Re: A#B where A redirects to C#D ('tertiary resources')

On Sat, Oct 30, 2010 at 11:12 PM, Pat Hayes <phayes@ihmc.us> wrote:
>
> On Oct 30, 2010, at 2:22 PM, Jonathan Rees wrote:
>
>> Funny, I saw that there was a reply and thought to myself "I bet that's Pat..."
>
> See, it is possible to have free will and be part of a deterministic universe.
>>
>> Take my question "how can an element have a representation?" not as
>> rhetorical but as a genuine request for information.
>
> Fine, but I have a prior request for information. What do you mean by "element" here? You suddenly use the term in the middle of your message, without any explanation.
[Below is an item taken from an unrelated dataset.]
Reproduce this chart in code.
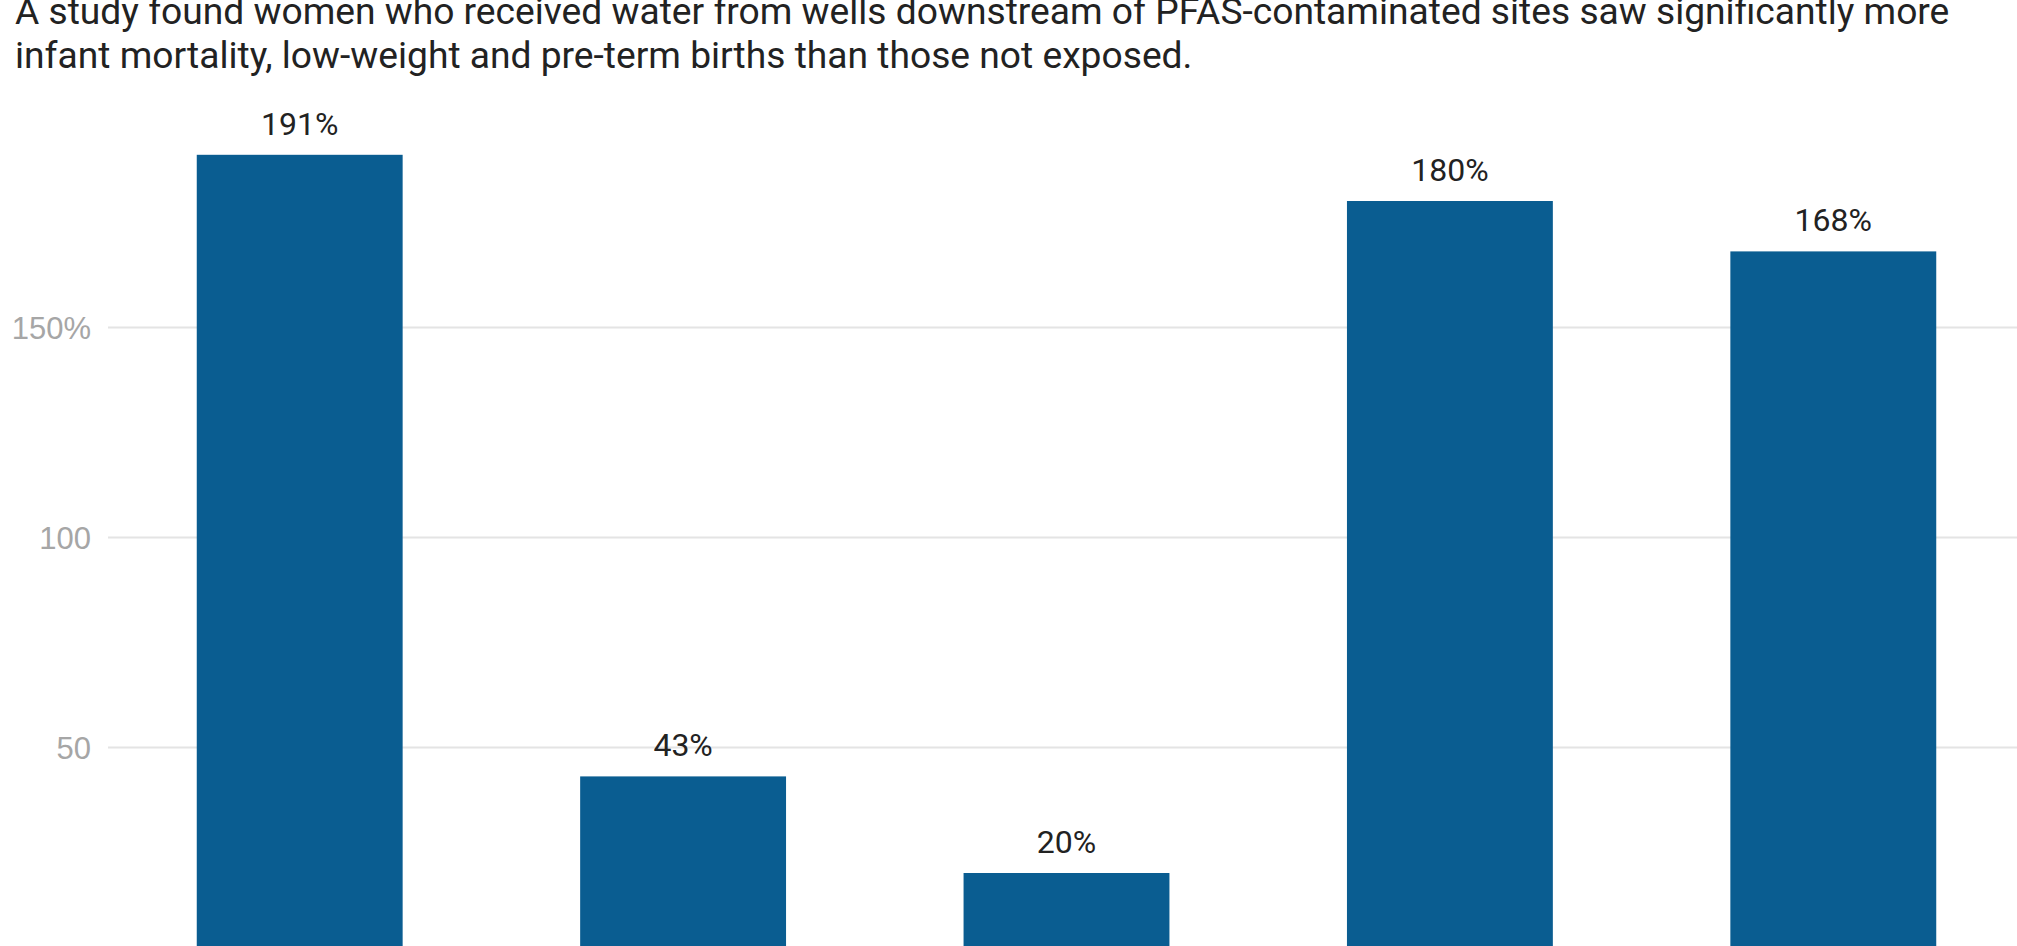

So sorry! I meant 'element' in the SGML / XML / HTML sense:
http://www.w3.org/TR/REC-xml/#sec-logical-struct
If an element of a document labeled as application/xml has an xml:id
attribute, then the string that's the value of the attribute is
defined, as a fragment id, to designate that element. (Well, this is
what's intended. The specs don't quite say this, although a revision
in progress to RFC 3023 does say it.) For HTML (RFC 2854) the
situation is quite clear: "the fragment identifier designates the
correspondingly named element".

Now what the fragid-possessing URI reference is supposed to designate
(according to nose-following) if one representation (in French, say)
specifies one element and another representation (in Indonesian, say)
specifies a different one - well I'm not sure - maybe something just
as elusive as an "information resource". But that's a different story.